Is there then a dearth of guardians? Absolutely not. Defense Minister von der Leyen called for a “leadership from the middle” that decides and trusts and provides for the security with and of its allies. Germany and France have stepped up to the plate this last year and agreed to assist the United Kingdom and the United States in defeating ISIS and in stopping the bloodbath in Ukraine. Reaffirming this leadership from the middle of Europe, Lithuanian president Dalia Grybauskaite said Saturday, in response to accusations that Germany was leaving Ukraine to defend itself, “I trust Merkel not to leave Ukraine alone.”

Yet, as both Vice President Joe Biden and Chancellor Merkel said over the weekend, time is the key factor that determines what tools are to be used when. Dialogue has been given a chance, but time is running out. Over 5,000 have been killed since the beginning of the conflict in Ukraine, with a mass increase in civilian deaths in the last month.5 Large swaths of territory have been taken by force by Russia or their insurgents, including Crimea and the Donetsk and Lugansk oblasts.

It was no doubt a strategic move for Merkel to go to Moscow again. The meeting in Minsk for a final round of negotiations with Putin, Poroshenko, Merkel, and Hollande will put the onus on Putin to deliver. If he doesn’t deliver this time, Germany and the United States will need to turn to other options in their foreign policy toolbox. These could include making proposals that address Putin’s oil concerns through alternative energy sources, while ensuring the territorial security of Ukraine is kept intact. SWIFT sanctions, which would cut off Russian businesses from the international banking transaction system, would isolate it from its key trading partners in Europe. Defensive weapons must also not be left off the table.

As von der Leyen said on Friday, “Unconventional and diverse tools of hybrid war must be fought through unconventional and diverse means.”6 The test for German leadership will be whether it is ready to draw a hard line that Putin will not be able to cross, before circumstances dictate that some tools on the negotiating table be eliminated. It is Germany’s moment.
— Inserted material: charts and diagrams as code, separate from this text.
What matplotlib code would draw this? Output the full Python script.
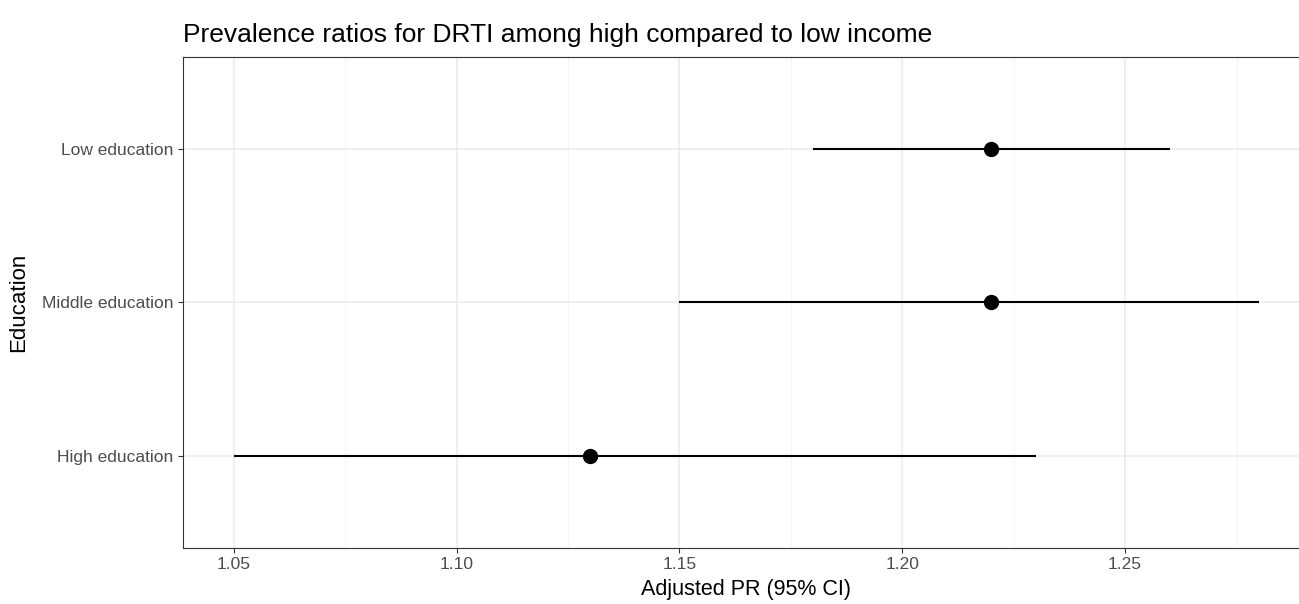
import numpy as np
import matplotlib
matplotlib.use('Agg')
import matplotlib.pyplot as plt
from matplotlib.ticker import MultipleLocator

plt.rcParams['font.family'] = ['Liberation Sans', 'DejaVu Sans']

# data
categories = ['High education', 'Middle education', 'Low education']
pr_est = [1.13, 1.22, 1.22]
ci_low = [1.05, 1.15, 1.18]
ci_high = [1.23, 1.28, 1.26]

title = 'Prevalence ratios for DRTI among high compared to low income'
xlabel = 'Adjusted PR (95% CI)'
ylabel = 'Education'

fig = plt.figure(figsize=(12.99, 6.04), dpi=100)
# panel runs a bit past the right edge, as in the reference
ax = fig.add_axes([0.1405, 0.0927, 0.868, 0.813])

ypos = np.arange(1, len(categories) + 1)

# ggplot-like expansion
lo, hi = min(ci_low), max(ci_high)
pad = 0.05 * (hi - lo)
ax.set_xlim(lo - pad, hi + pad)
ax.set_ylim(0.4, len(categories) + 0.6)

ax.hlines(ypos, ci_low, ci_high, color='black', lw=1.5, zorder=3)
ax.plot(pr_est, ypos, 'o', color='black', markersize=10, zorder=4)

ax.xaxis.set_major_locator(MultipleLocator(0.05))
ax.xaxis.set_minor_locator(MultipleLocator(0.025))
ax.set_yticks(ypos)
ax.set_yticklabels(categories)
ax.xaxis.set_major_formatter(plt.FormatStrFormatter('%.2f'))

ax.grid(which='major', color='#EBEBEB', lw=1.1, zorder=0)
ax.grid(which='minor', axis='x', color='#F2F2F2', lw=0.6, zorder=0)
ax.set_axisbelow(True)

for s in ax.spines.values():
    s.set_color('#333333')
    s.set_linewidth(0.8)

ax.tick_params(which='major', length=3.5, width=0.8, color='#333333',
               labelcolor='#4D4D4D', labelsize=12.5, pad=3)
ax.tick_params(which='minor', length=0)

ax.set_xlabel(xlabel, fontsize=15.5, color='black', labelpad=5)
ax.set_ylabel(ylabel, fontsize=16, color='black', labelpad=9)
ax.set_title(title, fontsize=19, loc='left', pad=11)

fig.savefig('out.png', dpi=100)
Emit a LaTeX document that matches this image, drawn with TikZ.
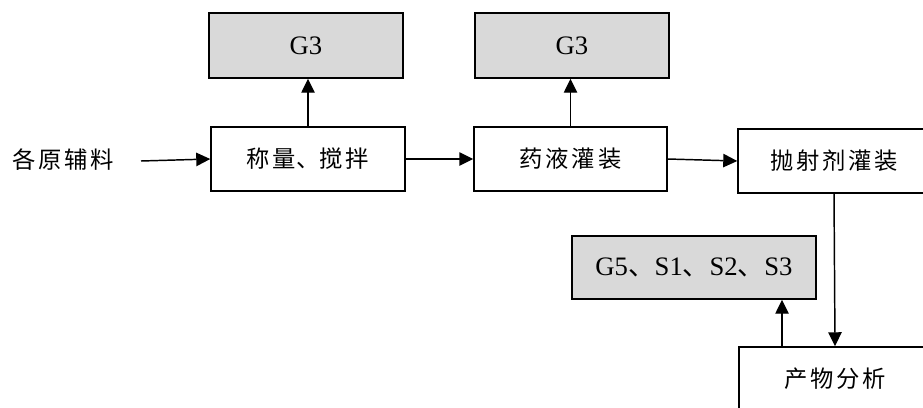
\documentclass[tikz,border=0pt]{standalone}
\usepackage{fontspec}
\setmainfont{Liberation Serif}
\newfontfamily\cjk[LetterSpace=12]{Noto Sans CJK SC}
\newfontfamily\cjkp{Noto Sans CJK SC}
\usetikzlibrary{arrows.meta}
\begin{document}
\begin{tikzpicture}[x=0.75pt,y=-0.75pt,
  box/.style={draw=black,line width=1.1pt,fill=white,inner sep=0pt,font=\fontsize{17.5}{20}\selectfont\cjk},
  gbox/.style={draw=black,line width=1.1pt,fill=gray!30,inner sep=0pt,font=\fontsize{20}{22}\selectfont},
  arr/.style={line width=1.1pt,-{Triangle[length=10.5pt,width=10pt]}}]
\fill[white] (0,0) rectangle (923,407);
\useasboundingbox (0,0) rectangle (923,407);
\node[font=\fontsize{17.5}{20}\selectfont\cjk] (src) at (63,160) {各原辅料};
\node[box,minimum width=145.5pt,minimum height=48pt] (b1) at (308,159) {称量{\cjkp 、}搅拌};
\node[gbox,minimum width=145.5pt,minimum height=48.75pt] (g1) at (306,45.5) {G3};
\node[box,minimum width=144.75pt,minimum height=48pt] (b2) at (570.5,159) {药液灌装};
\node[gbox,minimum width=145.5pt,minimum height=48.75pt] (g2) at (572,45.5) {G3};
\node[box,minimum width=144pt,minimum height=48pt] (b3) at (834,161) {抛射剂灌装};
\node[gbox,minimum width=183pt,minimum height=47.25pt] (g5) at (694,267.5) {G5{\cjkp 、}S1{\cjkp 、}S2{\cjkp 、}S3};
\node[box,minimum width=144pt,minimum height=48pt] (b4) at (835,379) {产物分析};
\coordinate (in) at (141,161);
\coordinate (p) at (782,347);
\draw[arr] (in) -- (b1.west);
\draw[arr] (b1.north) -- (b1.north |- g1.south);
\draw[arr] (b1.east) -- (b2.west);
\draw[arr] (b2.north) -- (b2.north |- g2.south);
\draw[arr] (b2.east) -- (b3.west);
\draw[arr] (b3.south) -- (b4.north);
\draw[arr] (p) -- (p |- g5.south);
\end{tikzpicture}
\end{document}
Let’s hope that for an exit to the vicious circle of violence, the moment has not come too late.

 

References

1. Frank-Walter Steinmeier at the Munich Security Conference 2015, “‘One size fits all’ ist eben kein guter Lehrsatz für die Außenpolitik.”

2. Wolfgang Ischinger, ZDF Heute Journal, 3. Feb. 2015: “Manchmal braucht man Druck, um Frieden zu gewinnen,” in ZDF Heute Journal, 3 February 2015.“

3. Ibid: “Das muss nicht ein Bruch sein, das nennt man Arbeitsaufteilung.”

4. Frank-Walter Steinmeier at the Munich Security Conference, 8 February 2015: “Wir sind wie kein zweites Land auf eine regelbasierte internationale Ordnung und die Einhaltung der Regeln angewiesen. Unsere Sicherheit und unser Wohlstand hängen von berechenbaren Verhältnissen weit jenseits unserer eigener Grenzen ab.” The above “predictable circumstances” was the interpretation provided by the MSC translator.

5. “Ukraine: Rising Civilian Death Toll,” Human Rights Watch, 3 February 2015.

6. Ursula von der Leyen at the Ursula, Munich Security Conference, 6 February 2015: “Es sind die unkonventionellen und vielfältigen Mittel des hybriden Krieges, die unkonventionell und vielfältig bekämpft werden müssen.”

The views expressed are those of the author(s) alone. They do not necessarily reflect the views of the American-German Institute.